Presidential Spokesperson Salvador Panelo said Duterte heeded the recommendation of his economic managers to push through with the hike because of reduced global oil prices and its impact on the government's budget and infrastructure programs.

"If you suspend it, then it will affect your budget, the personnel services of the national government. If you do that, we will be losing P43 billion in revenues," Panelo told ANC.

"It will affect the entire services, budgets, infrastructure programs of the government and that will be bad for the people."

The Tax Reform for Acceleration and Inclusion (TRAIN) scheduled excise tax increases every year for 3 years starting Jan. 1, 2018, when duties were increased by P2.50 per liter for diesel, P1 per kilo of LPG, and P2.65 per liter of regular and unleaded gasoline.

TRAIN imposed excise taxes on diesel for the first time while the levy on regular and unleaded gasoline was raised to P7 from P4.35.

The economic team earlier recommended the suspension of the second tranche as inflation hovered at near 10-year highs. The price increases steadied at 6.7 percent in September and October, but it tapered to 6 percent in November.

GOV’T ‘INSENSITIVE’

Meantime, the 8-man opposition senatorial slate in the 2019 polls called the government insensitive for pushing through with the imposition of higher taxes on fuel.

“The recent announcement of the government that it plans to continue the imposition of fuel excise tax only proves the government’s insensitivity to its impact on the people. Here comes this government’s economic managers announcing its plan to continue imposing this tax in January 2019 when they have not even addressed its consequences that brought our people suffering from the increase in prices the past months,” said former House Deputy Speaker Lorenzo Tañada, one of those running in the opposition coalition.

“It is clearly senseless for the government to announce the suspension of the fuel excise tax and then withdrawing it. We demand the government to explain why it was not able to implement the mitigation measures, all the support that they promised to extend to the poor who will be negatively affected by this tax policy.”

Opposition Senator Bam Aquino also urged the government to shelve the plan.

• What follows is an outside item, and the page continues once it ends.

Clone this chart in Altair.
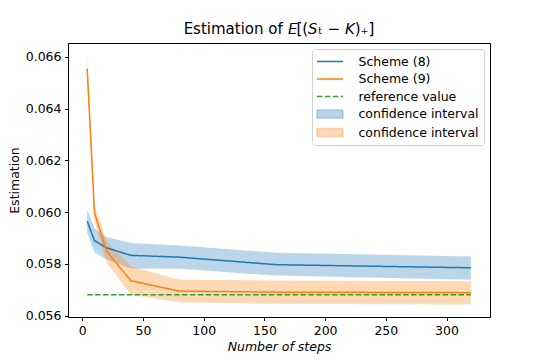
import altair as alt
import pandas as pd

# ---- data ----
steps = [4, 10, 20, 40, 80, 160, 320]
scheme8 = [0.05965, 0.05890, 0.05862, 0.05833, 0.05826, 0.05797, 0.05785]
scheme8_low = [0.05920, 0.05845, 0.05817, 0.05782, 0.05781, 0.05755, 0.05739]
scheme8_high = [0.06010, 0.05937, 0.05904, 0.05881, 0.05871, 0.05843, 0.05829]
scheme9 = [0.06554, 0.05997, 0.05849, 0.05735, 0.05695, 0.05691, 0.05689]
scheme9_low = [0.06506, 0.05967, 0.05804, 0.05681, 0.05652, 0.05646, 0.05643]
scheme9_high = [0.06602, 0.06027, 0.05887, 0.05791, 0.05739, 0.05736, 0.05733]
reference_value = 0.05681

series_names = ["Scheme (8)", "Scheme (9)", "reference value",
                "confidence interval", "confidence interval "]
x_ticks = [0, 50, 100, 150, 200, 250, 300]
y_ticks = [0.056, 0.058, 0.060, 0.062, 0.064, 0.066]

# ---- tables ----
line_rows = []
for s, v8, v9 in zip(steps, scheme8, scheme9):
    line_rows.append({"steps": s, "value": v8, "series": series_names[0]})
    line_rows.append({"steps": s, "value": v9, "series": series_names[1]})
    line_rows.append({"steps": s, "value": reference_value, "series": series_names[2]})
lines_df = pd.DataFrame(line_rows)

band_rows = []
for s, lo8, hi8, lo9, hi9 in zip(steps, scheme8_low, scheme8_high, scheme9_low, scheme9_high):
    band_rows.append({"steps": s, "low": lo8, "high": hi8, "series": series_names[3]})
    band_rows.append({"steps": s, "low": lo9, "high": hi9, "series": series_names[4]})
bands_df = pd.DataFrame(band_rows)

FONT = "DejaVu Sans"

color_scale = alt.Scale(domain=series_names,
                        range=["#1f77b4", "#ff7f0e", "#2ca02c",
                               "rgba(31,119,180,0.3)", "rgba(255,127,14,0.3)"])
shape_scale = alt.Scale(domain=series_names,
                        range=["M-2,0H2", "M-2,0H2", "M-2,0H2",
                               "M-2,-0.6H2V0.6H-2Z", "M-2,-0.6H2V0.6H-2Z"])
dash_scale = alt.Scale(domain=series_names,
                       range=[[1, 0], [1, 0], [5.5, 2.4], [1, 0], [1, 0]])

legend = alt.Legend(title=None, orient="top-right", offset=6, padding=5,
                    strokeColor="#d0d0d0", fillColor="white", cornerRadius=3,
                    labelFont=FONT, labelFontSize=12.5, labelColor="black",
                    symbolSize=169, symbolStrokeWidth=1.5, symbolOpacity=1,
                    symbolOffset=5.5, labelOffset=21, rowPadding=3.5)

x_enc = alt.X("steps:Q",
              scale=alt.Scale(domain=[-11.8, 335.8], nice=False, zero=False),
              axis=alt.Axis(values=x_ticks, title="Number of steps",
                            titleFontStyle="italic", titlePadding=4))
y_scale = alt.Scale(domain=[0.05595, 0.06653], nice=False, zero=False)
y_axis = alt.Axis(values=y_ticks, format=".3f", title="Estimation", titlePadding=4)

bands = alt.Chart(bands_df).mark_area(interpolate="linear").encode(
    x=x_enc,
    y=alt.Y("low:Q", scale=y_scale, axis=y_axis),
    y2="high:Q",
    color=alt.Color("series:N", scale=color_scale, legend=legend),
)

lines = alt.Chart(lines_df).mark_line(strokeWidth=1.5).encode(
    x=x_enc,
    y=alt.Y("value:Q", scale=y_scale, axis=y_axis),
    color=alt.Color("series:N", scale=color_scale, legend=legend),
    strokeDash=alt.StrokeDash("series:N", scale=dash_scale, legend=legend),
)

legend_shapes = alt.Chart(lines_df).mark_point().encode(
    x=x_enc,
    y=alt.Y("value:Q", scale=y_scale, axis=y_axis),
    color=alt.Color("series:N", scale=color_scale, legend=legend),
    shape=alt.Shape("series:N", scale=shape_scale, legend=legend),
).transform_filter("false")

chart = alt.layer(bands, lines, legend_shapes).properties(
    width=422, height=274,
    autosize=alt.AutoSizeParams(type="none"),
    padding={"left": 60, "top": 35, "right": 47, "bottom": 40},
    title=alt.TitleParams("Estimation of 𝘌[(𝘚ₜ − 𝘒)₊]", fontSize=15,
                          fontWeight="normal", font=FONT, color="black", offset=6),
).configure_view(
    stroke="black", strokeWidth=1
).configure_axis(
    domainColor="black", tickColor="black", labelColor="black", titleColor="black",
    labelFont=FONT, titleFont=FONT, labelFontSize=12.5, titleFontSize=12.5,
    titleFontWeight="normal", tickSize=3.5, grid=False, domainWidth=1, tickWidth=1,
    labelPadding=3.5,
)

chart.save("out.html", embed_options={"renderer": "svg", "actions": False})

“This sudden change of heart is baseless because inflation is still higher than their target,” Aquino said in a statement.

“This means we are still in the middle of a crisis of skyrocketing prices of goods, that’s why pushing through with the increased fuel excise tax is wrong.”

Meanwhile, Senator Risa Hontiveros said the flip-flopping “exposed the government's ‘wobbly policy’ in protecting the public from the negative impact of unstable oil prices.”

"If the government failed to foresee the depth and gravity of the impact of volatile international oil prices on our inflation rate, what makes it think that the overall economic environment is turning around for the better? Isn't it more prudent to continue to allow the safety nets, such as the suspension of the fuel excise tax, to take full effect to shelter the people in an uncertain economic climate?" Hontiveros said.